Apple’s M1 processor and Macs were undoubtedly the biggest tech news that closed last year. Its performance, especially for a first try at a desktop-class ARM-based processor, left many questioning Intel’s supremacy in that space. There are, of course, still things that Apple’s silicon may not be capable of at this time but that is also just a matter of time. Meanwhile, Intel is seemingly going on the offensive with a set of benchmarks that it claims show how actually inferior the Apple M1 is.
Given that it’s Intel that is making the claims in favor of its own products, it’s not really that hard to take things with more than just a grain of salt. The chipmaker did provide the figures to tech news sites to let them spread the good word but that strategy may have backfired instead. Those sites naturally tried to scrutinize those claims and revealed a few uncertain aspects to Intel’s boasts.

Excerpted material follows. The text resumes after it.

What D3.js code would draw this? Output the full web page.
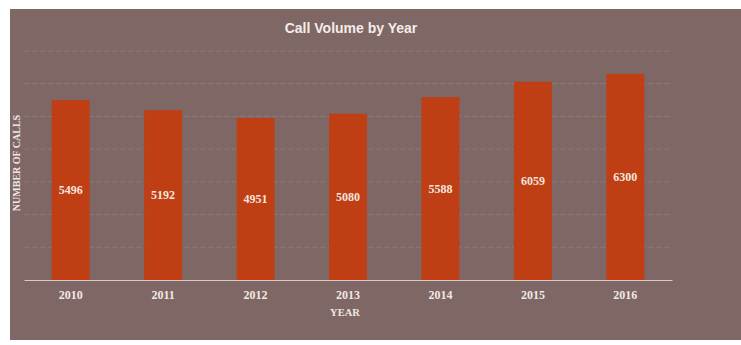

Intel naturally picked its fights and focused on areas of performance and, surprisingly, battery life. While there may be little argument that the benchmarks did really yield those scores, the question is whether those benchmarks really conveyed the complete story. Some, for example, are calling out Intel’s choice of software like Topaz Labs’ AI tests since the apps are designed to specifically take advantage of Intel-specific hardware acceleration, giving it an unfair advantage.
There are some points that are almost no-brainers that Intel doesn’t even need to point them out anyway. It’s no surprise that the Apple M1 has “zero performance” in some games for the simple fact that it can’t run them. Intel’s point, of course, is that software compatibility is a problem on Macs but that also depends on what you’re measuring it up against. Similarly, the Apple M1 Macs fail in the Evo Platform tests since the metrics for those are ones that Intel itself created.
To be fair, there are also some things that Intel-based Windows PCs do have an edge over Macs, like in terms of form factors and choices, but that has always been the case even with Intel-based Macs anyway. That doesn’t exactly count as a performance benchmark anyway and only sounds like a company that’s scrambling to point out any and all its new rival’s flaws, regardless of the context.